目次
■燃料蒸発ガスは、燃料ホースからの透過や給油時の給油口の隙間から発生
●燃料蒸発ガスの計測は、SHED(Sealed Housing for Evaporative)と呼ばれる専用の試験設備で実施
燃料に由来するHC(炭化水素)は、排気管から排出されるだけでなく燃料タンクや燃料ホースなどからも蒸発ガスとして放出されるため、規制対象となっています。
ガソリン車から放出される燃料蒸発ガスの試験方法について、解説していきます。
●燃料蒸発ガス(エバポ)とは
ガソリン車では、排気管から放出される排出ガス中のHCだけでなく、燃料タンクや燃料ホースなどから燃料の蒸発ガスHCが大気に放出されます。燃料蒸発ガスは走行中だけでなく、駐車時や給油時にも排出され、その主成分HCは光化学オキシダントやPM2.5の原因物質です。

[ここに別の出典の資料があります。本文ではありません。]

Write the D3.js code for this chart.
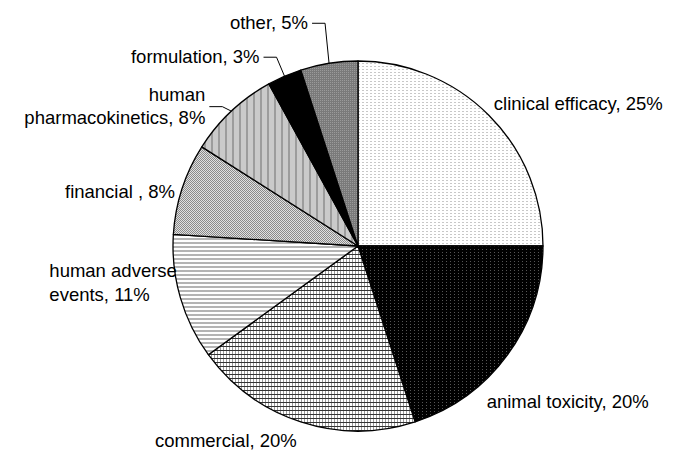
<!DOCTYPE html>
<html><head><meta charset="utf-8">
<script src="https://cdn.jsdelivr.net/npm/d3@7"></script>
<style>body{margin:0;background:#fff}svg{display:block}text{font-family:"Liberation Sans",Arial,sans-serif;font-size:18.5px;fill:#000}</style>
</head><body><svg id="c" width="687" height="453"></svg>
<script>
const categories = ["clinical efficacy","animal toxicity","commercial","human adverse events","financial ","human pharmacokinetics","formulation","other"];
const values = [25,20,20,11,8,8,3,5];
const labelLines = [["clinical efficacy, 25%"],["animal toxicity, 20%"],["commercial, 20%"],["human adverse","events, 11%"],["financial , 8%"],["human","pharmacokinetics, 8%"],["formulation, 3%"],["other, 5%"]];

const cx=358,cy=246,R=185;
const svg=d3.select("#c");
const defs=svg.append("defs");
function pat(id,w,h,bg,draw){const p=defs.append("pattern").attr("id",id).attr("patternUnits","userSpaceOnUse").attr("width",w).attr("height",h);p.append("rect").attr("width",w).attr("height",h).attr("fill",bg);draw(p);}
pat("p0",4,3,"#fff",p=>{p.append("rect").attr("x",0).attr("y",0).attr("width",2).attr("height",1).attr("fill","#c8c8c8");});
pat("p1",4,3,"#000",p=>{p.append("rect").attr("x",0).attr("y",0).attr("width",1).attr("height",1).attr("fill","#555");});
pat("p2",3,4,"#fff",p=>{p.append("rect").attr("x",0).attr("y",0).attr("width",1).attr("height",4).attr("fill","#999");p.append("rect").attr("x",0).attr("y",0).attr("width",3).attr("height",1).attr("fill","#333");});
pat("p3",4,4,"#fff",p=>{p.append("rect").attr("x",0).attr("y",0).attr("width",4).attr("height",2).attr("fill","#b4b4b4");});
pat("p4",2,2,"#e0e0e0",p=>{p.append("rect").attr("x",0).attr("y",0).attr("width",1).attr("height",1).attr("fill","#8a8a8a");p.append("rect").attr("x",1).attr("y",1).attr("width",1).attr("height",1).attr("fill","#8a8a8a");});
pat("p5",7,4,"#cacaca",p=>{p.append("rect").attr("x",0).attr("y",0).attr("width",2).attr("height",4).attr("fill","#9c9c9c");});
pat("p6",4,4,"#000",p=>{});
pat("p7",2,2,"#7a7a7a",p=>{p.append("rect").attr("x",0).attr("y",0).attr("width",1).attr("height",1).attr("fill","#9a9a9a");});

const data=categories.map((c,i)=>({c,v:values[i],lines:labelLines[i],i}));
const pie=d3.pie().value(d=>d.v).sort(null);
const arcs=pie(data);
const arc=d3.arc().innerRadius(0).outerRadius(R);
const g=svg.append("g").attr("transform",`translate(${cx},${cy})`);
g.selectAll("path").data(arcs).join("path").attr("d",arc).attr("fill",d=>`url(#p${d.index})`).attr("stroke","#000").attr("stroke-width",1.3).attr("stroke-linejoin","round");

// label layout: anchor, offsets of last baseline from the edge point at mid-angle
const layout=[
 {a:"start",dx:5,dy:-5},
 {a:"start",dx:-21,dy:53},
 {a:"end",dx:-4,dy:25},
 {a:"start",dx:-131,dy:3,lh:24},
 {a:"end",dx:-7,dy:9},
 {a:"end",dx:-26,dy:13,lh:23,leader:true},
 {a:"end",dx:-25,dy:-13,leader:true},
 {a:"end",dx:-21,dy:-34,leader:true}
];
arcs.forEach((d,k)=>{
  const m=(d.startAngle+d.endAngle)/2;
  const px=cx+R*Math.sin(m), py=cy-R*Math.cos(m);
  const L=layout[k];
  const lh=L.lh||20;
  const n=d.data.lines.length;
  const x0=px+L.dx, yb=py+L.dy;
  const t=svg.append("text").attr("text-anchor",L.a);
  d.data.lines.forEach((s,j)=>{
    t.append("tspan").attr("x",x0).attr("y",yb-(n-1-j)*lh).text(s);
  });
  if(L.leader){
    const ex=x0+4, ey=yb-(n-1)*lh/2-6;
    const kx=ex+13;
    svg.append("polyline").attr("points",`${ex},${ey} ${kx},${ey} ${px},${py}`).attr("fill","none").attr("stroke","#000").attr("stroke-width",1);
  }
});
</script></body></html>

燃料蒸発ガスを抑える燃料蒸発ガス規制(エバポ規制)は、米国が先行して日本と欧州は追従する形で強化されています。
●燃料蒸発ガスはどこから発生?
燃料蒸発ガスには、主に3つの発生要因があります。
・透過
燃料ホースやその接続部、燃料タンクのようなゴムや樹脂などの微小な孔を通じてガス成分が放出する現象
・波過
蒸発ガスの排出抑制装置である活性炭キャニスター(後述)がオーバーフローして蒸発ガスが放出する現象
・給油時の燃料蒸発
給油時には、燃料タンクの給油口や給油ノズルとの隙間から、蒸発ガスが放出
透過は、ガソリン成分が透過しにくい材質を使用することである程度抑えられます。波過については、キャニスター容量や制御の最適化が行われています。
活性炭キャニスターは、筒状の容器に詰めた活性炭でガソリン蒸気を吸着、一定量溜まるとエンジンの吸気管に投入して再燃焼する装置で、ほとんどのクルマに装着されています。
給油時の燃料蒸発ガスについては、米国ではすでに規制済みですが、日本や欧州ではまだ規制されていません。最近日本でも問題視され、規制化の動きが活発化しています。
●燃料蒸発ガス計測のためのSHED設備
燃料蒸発ガスの計測は、SHED(Sealed Housing for Evaporative)という専用の試験設備で行います。SHEDは、クルマ全体から放出される燃料蒸発ガス量を計測する密閉室です。
試験走行直後などの前提条件を満たした後、試験車をSHEDに入れ、室温を試験法に従って変化(20~35℃)させて、クルマ全体から放出される燃料蒸発ガス量、すなわち試験室内に溜まったHC重量を計測します。
SHEDは、気密性に加えて室内温度変更時に圧力変化を起こさないような構造になっており、また内壁にはHCの吸着脱離が発生しないようにステンレスやアルミが使われます。
●燃料蒸発ガスの試験方法
日本の法規では、停車直後と駐車場での長時間放置を想定した2つの試験、「暖気放置時排出試験」と「終日保管時排出試験」が規定されています。
・暖気放置時排出(HSL:Hot Soak Loss)試験
試験車両を一定放置の後、規定のモード走行による車両暖気を行い、即座にSHED内に1時間(23~31℃)放置します。密閉開始時と終了時のHCの排出重量を計測してHC排出量を求めます。
・終日保管時排出(DBL:Diurnal Breathing Loss)試験
HSL試験終了後、DBL試験前の準備として6~36時間放置します。放置終了後、SHED室内に48時間放置して、SHED内温度を20℃から35℃まで上昇させて再び下降させます。
密閉開始時と終了時のHCの排出重量を計測してHC排出量を求めます。
ガソリンエンジンの排気管から排出されるHC量は、排ガス規制の強化とともに技術が進み大幅に低減されています。同様に燃料蒸発ガス規制も厳しさを増し、燃料系の構成や材質に留意した設計が求められています。